KUWAIT (Reuters) – Morocco is aiming to sell a sovereign bond worth up to $1 billion around the end of October, though the date could be pushed back slightly depending on advice from banks, the country’s central bank governor said on Monday.
Morocco said in August it planned to sell the bond this month to help finance budgeted investment plans. The Finance Ministry has said it would aim to sell between $700 million to $1 billion.
“It is likely during the month of October, between October-November,” Abdellatif Jouahri told reporters on the sidelines of an Arab central bankers’ conference in Kuwait.
“These are the problems that the advisory banks determine. What is the best time to come out, the volume it should aim for, and what do we need to pay to obtain what we want?”
Asked whether the bond sale could be pushed back to November, Jouahri said:
“I say simply that there could be a lag, because in the case of discussions with the advisory banks, evidently the test of the market, that could be pushed back a little bit but let’s say the end of October, that is what Morocco is aiming for.”
He said the bond was likely to have a “medium-term” maturity.
Morocco first announced plans for the bond in August, shortly after the award of a $6.2 billion precautionary line of liquidity from the International Monetary Fund (IMF). Officials have rejected any links between the newfound flexibility offered by the IMF deal and the new bond issue.

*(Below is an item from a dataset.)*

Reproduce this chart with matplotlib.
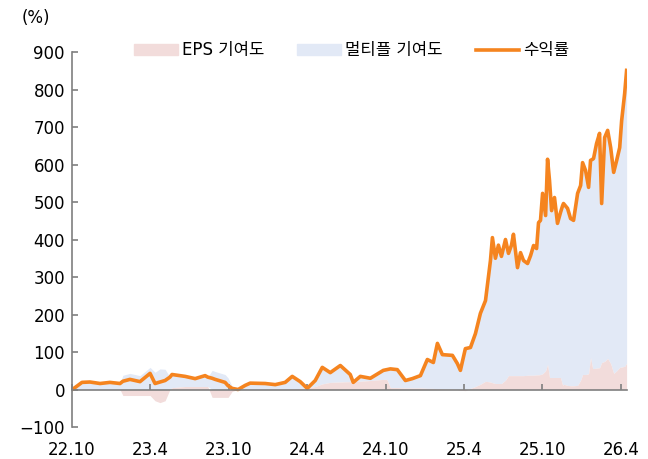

It would be the first time that Morocco, a relative newcomer to the international sovereign bond market, gives serious consideration to a greenback-denominated issue.
While it is not convertible, Morocco’s dirham currency is pegged to a basket of currencies in which the euro accounts for 80 percent of the total weighting and the dollar for 20 percent. The breakdown reflects Morocco’s trade exchanges.
The $90-billion economy is heavily anchored to the euro zone whose troubles hit tourism revenues, migrant transfers and foreign investment this year.